Hinton não propõe uma resposta simples, mas convida a fazer a pergunta. Menos trabalhadores significa menos contribuições fiscais. Então, quem pagará pela educação, pelas estradas, pela segurança? Será necessário que os poucos ativos restantes sejam ainda mais tributados?
O perigo é duplo: uma perda de empregos e uma possível ruptura do contrato social. E isso não é uma hipótese abstrata. Hinton dá um exemplo concreto, o de sua sobrinha que trabalha em um serviço de atendimento ao cliente. Antes, ela redigia cinco respostas a cartas de reclamação por hora. Agora, graças à inteligência artificial, pode tratar de duas a três vezes mais. A IA não a substitui, mas a torna tão produtiva que a empresa precisa de menos pessoal.
É aí que está a verdadeira transformação. A IA não elimina necessariamente todos os empregos, mas reduz a necessidade de mão de obra. O mercado de trabalho, segundo Hinton, não viverá uma transição suave como a do advento do digital. Ele fala, sim, de uma metamorfose brutal, comparável à Primeira Revolução Industrial.

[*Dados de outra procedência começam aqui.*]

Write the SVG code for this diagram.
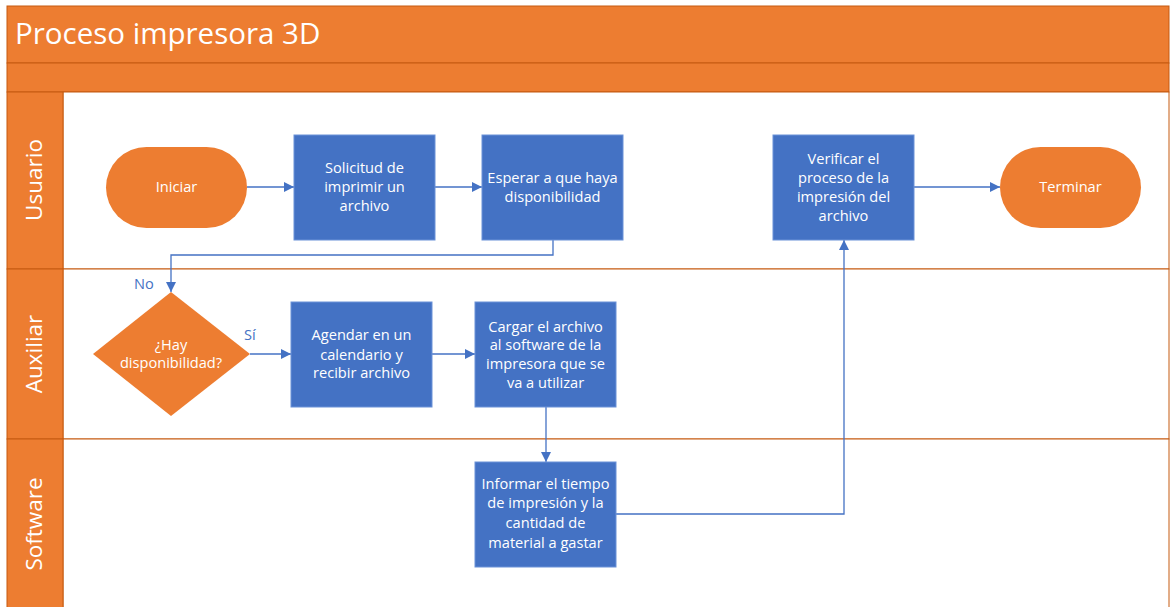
<svg xmlns="http://www.w3.org/2000/svg" width="1170" height="607" viewBox="0 0 1170 607">
<defs>
<style>
.band{fill:#ED7D31;stroke:#C55A11;stroke-width:1}
.lane{fill:#FFFFFF;stroke:#C55A11;stroke-width:1}
.title{font-family:"Open Sans","Noto Sans",sans-serif;font-size:29.5px;fill:#FFFFFF}
.lanelbl{font-family:"Open Sans","Noto Sans",sans-serif;font-size:22.5px;fill:#FFFFFF;text-anchor:middle}
.proc{fill:#4472C4;stroke:#6A92D8;stroke-width:1}
.term{fill:#ED7D31}
.t{font-family:"Open Sans","Noto Sans",sans-serif;font-size:14.6px;fill:#FFFFFF;text-anchor:middle}
.conn{fill:none;stroke:#4472C4;stroke-width:1.3}
.lbl{font-family:"Open Sans","Noto Sans",sans-serif;font-size:14.6px;fill:#4472C4}
</style>
<marker id="arr" viewBox="0 0 10 10" refX="10" refY="5" markerWidth="10" markerHeight="10" markerUnits="userSpaceOnUse" orient="auto">
<path d="M0,0 L10,5 L0,10 Z" fill="#4472C4"/>
</marker>
</defs>
<rect width="1170" height="607" fill="#FFFFFF"/>
<g id="pool">
<rect class="band" x="7" y="6" width="1162" height="57"/>
<text class="title" x="15" y="44">Proceso impresora 3D</text>
<rect class="band" x="7" y="63" width="1162" height="29"/>
</g>
<g id="lane-usuario">
<rect class="lane" x="63" y="92" width="1106" height="177"/>
<rect class="band" x="7" y="92" width="56" height="177"/>
<text class="lanelbl" transform="translate(42,180) rotate(-90)">Usuario</text>
</g>
<g id="lane-auxiliar">
<rect class="lane" x="63" y="269" width="1106" height="170"/>
<rect class="band" x="7" y="269" width="56" height="170"/>
<text class="lanelbl" transform="translate(42,354) rotate(-90)">Auxiliar</text>
</g>
<g id="lane-software">
<rect class="lane" x="63" y="439" width="1106" height="175"/>
<rect class="band" x="7" y="439" width="56" height="175"/>
<text class="lanelbl" transform="translate(42,524) rotate(-90)">Software</text>
</g>
<g id="connectors">
<path class="conn" d="M247,187 H294" marker-end="url(#arr)"/>
<path class="conn" d="M435,187 H482" marker-end="url(#arr)"/>
<path class="conn" d="M553,240 V255 H171 V292" marker-end="url(#arr)"/>
<path class="conn" d="M250,354 H291" marker-end="url(#arr)"/>
<path class="conn" d="M432,354 H475" marker-end="url(#arr)"/>
<path class="conn" d="M546,407 V462" marker-end="url(#arr)"/>
<path class="conn" d="M616,514 H844 V240" marker-end="url(#arr)"/>
<path class="conn" d="M914,187 H1000" marker-end="url(#arr)"/>
<text class="lbl" x="134" y="289">No</text>
<text class="lbl" x="244" y="340">Sí</text>
</g>
<g id="iniciar">
<rect class="term" x="106" y="147" width="141" height="81" rx="40.5"/>
<text class="t" x="176.5" y="192">Iniciar</text>
</g>
<g id="solicitud">
<rect class="proc" x="294" y="135" width="141" height="105"/>
<text class="t" x="364.5" y="173">Solicitud de</text>
<text class="t" x="364.5" y="192">imprimir un</text>
<text class="t" x="364.5" y="211">archivo</text>
</g>
<g id="esperar">
<rect class="proc" x="482" y="135" width="141" height="105"/>
<text class="t" x="552.5" y="183">Esperar a que haya</text>
<text class="t" x="552.5" y="202">disponibilidad</text>
</g>
<g id="verificar">
<rect class="proc" x="773" y="135" width="141" height="105"/>
<text class="t" x="843.5" y="164">Verificar el</text>
<text class="t" x="843.5" y="183">proceso de la</text>
<text class="t" x="843.5" y="202">impresión del</text>
<text class="t" x="843.5" y="221">archivo</text>
</g>
<g id="terminar">
<rect class="term" x="1000" y="147" width="141" height="81" rx="40.5"/>
<text class="t" x="1070.5" y="192">Terminar</text>
</g>
<g id="decision">
<path class="term" d="M171,292 L250,354 L171,416 L93,354 Z"/>
<text class="t" x="171" y="350">¿Hay</text>
<text class="t" x="171" y="368">disponibilidad?</text>
</g>
<g id="agendar">
<rect class="proc" x="291" y="302" width="141" height="105"/>
<text class="t" x="361.5" y="340">Agendar en un</text>
<text class="t" x="361.5" y="360">calendario y</text>
<text class="t" x="361.5" y="378">recibir archivo</text>
</g>
<g id="cargar">
<rect class="proc" x="475" y="302" width="141" height="105"/>
<text class="t" x="545.5" y="332">Cargar el archivo</text>
<text class="t" x="545.5" y="350">al software de la</text>
<text class="t" x="545.5" y="369">impresora que se</text>
<text class="t" x="545.5" y="388">va a utilizar</text>
</g>
<g id="informar">
<rect class="proc" x="475" y="462" width="141" height="105"/>
<text class="t" x="545.5" y="489">Informar el tiempo</text>
<text class="t" x="545.5" y="508">de impresión y la</text>
<text class="t" x="545.5" y="528">cantidad de</text>
<text class="t" x="545.5" y="548">material a gastar</text>
</g>
</svg>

O debate não se limita à tecnologia. Ele abre questionamentos políticos, econômicos e éticos. Essas mudanças podem colocar em xeque as próprias bases de nossas economias. Pois se trabalhar já não garante uma renda, e se as rendas não bastam mais para financiar os Estados, então é todo o equilíbrio dos sistemas econômicos modernos que precisa ser repensado.
E se a máquina ainda não pensa como nós, ela já transforma nossa relação com o trabalho, com a sociedade e, talvez, conosco mesmos.